Privacy in Two-Laser and Three-Laser Chaos Communications

In this paper, we compare the performances of the well-known two-laser and three-laser chaos communications schemes, in terms of privacy. It is found by numerical analysis that in optimized conditions both methods are well suited for private transmission. However, while the three-laser scheme gives its optimum performance with the twin laser pair, the two-laser scheme reaches its best performance using two slightly different lasers (the optimum pair). This results in an easier device selection and in a slightly higher privacy level of the three-laser scheme. Using a twin pair with the two-laser scheme still offers a good level of privacy in most cases; however, in principle the eavesdropper has a chance to extract the message, by selecting a suitable laser.

Error Analysis of a Digital Message Impaired by Optical Chaos

In this letter, we numerically investigate the statistical properties of the optical chaos hiding a digital message in secure transmission schemes. It is found that even if chaos statistics are usually not Gaussian, the statistics of the residual chaos, over the extracted message, are nearly Gaussian. Thus, assessing the bit-error rate from the Q parameter, as it is often done in the numerical analysis of such schemes, is a viable approach.

Secure transmission network using chaotic lasers

In this paper, we propose a scheme for multi-user secure data transmission using chaotic lasers.
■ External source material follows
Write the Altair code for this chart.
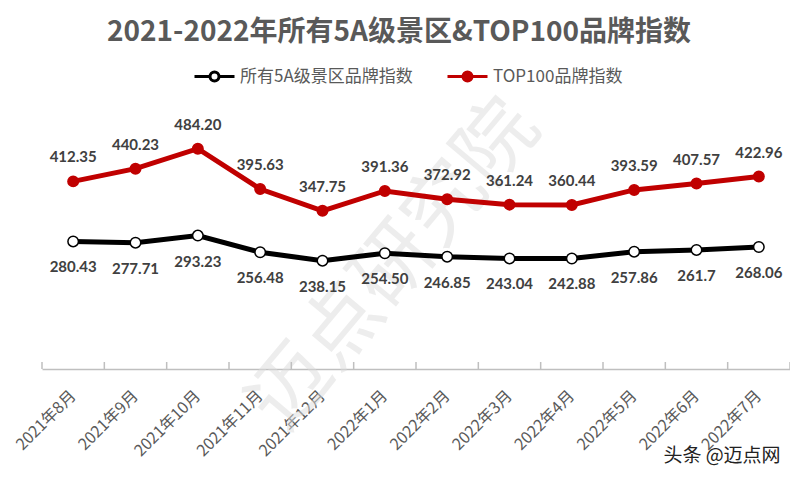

While schemes based on optical chaos are usually restricted to point-to-point transmission, with this new approach, which is derived from the well-known public key cryptography, it is possible to exchange data between any couple of nodes in a network. For each user, a pair of twin chaotic lasers is required, one being held by the user himself and the other by a provider, who is responsible of the network security. The basic two-laser or three-laser schemes of chaotic transmission are then used for secure data exchange, both between two subscribers and between a subscriber and the provider.

Secure transmission with chaotic lasers synchronized by electrical injection

In this paper, we numerically demonstrate secure data transmission using “twin” semiconductor lasers in which chaotic dynamics and synchronization are achieved by electrical injection into the laser pair of a common, chaotic driving-signal, obtained by photodetection of the emission of a third chaotic laser.

Transmission of a chaos-masked signal with in-line all-optical wavelength conversion

In this paper we demonstrate wavelength-conversion, of a message masked by additive chaos, along a transmission line. This result shows that chaos-based communications are compatible with channel-switching and wavelength-conversion as required in reconfigurable networks.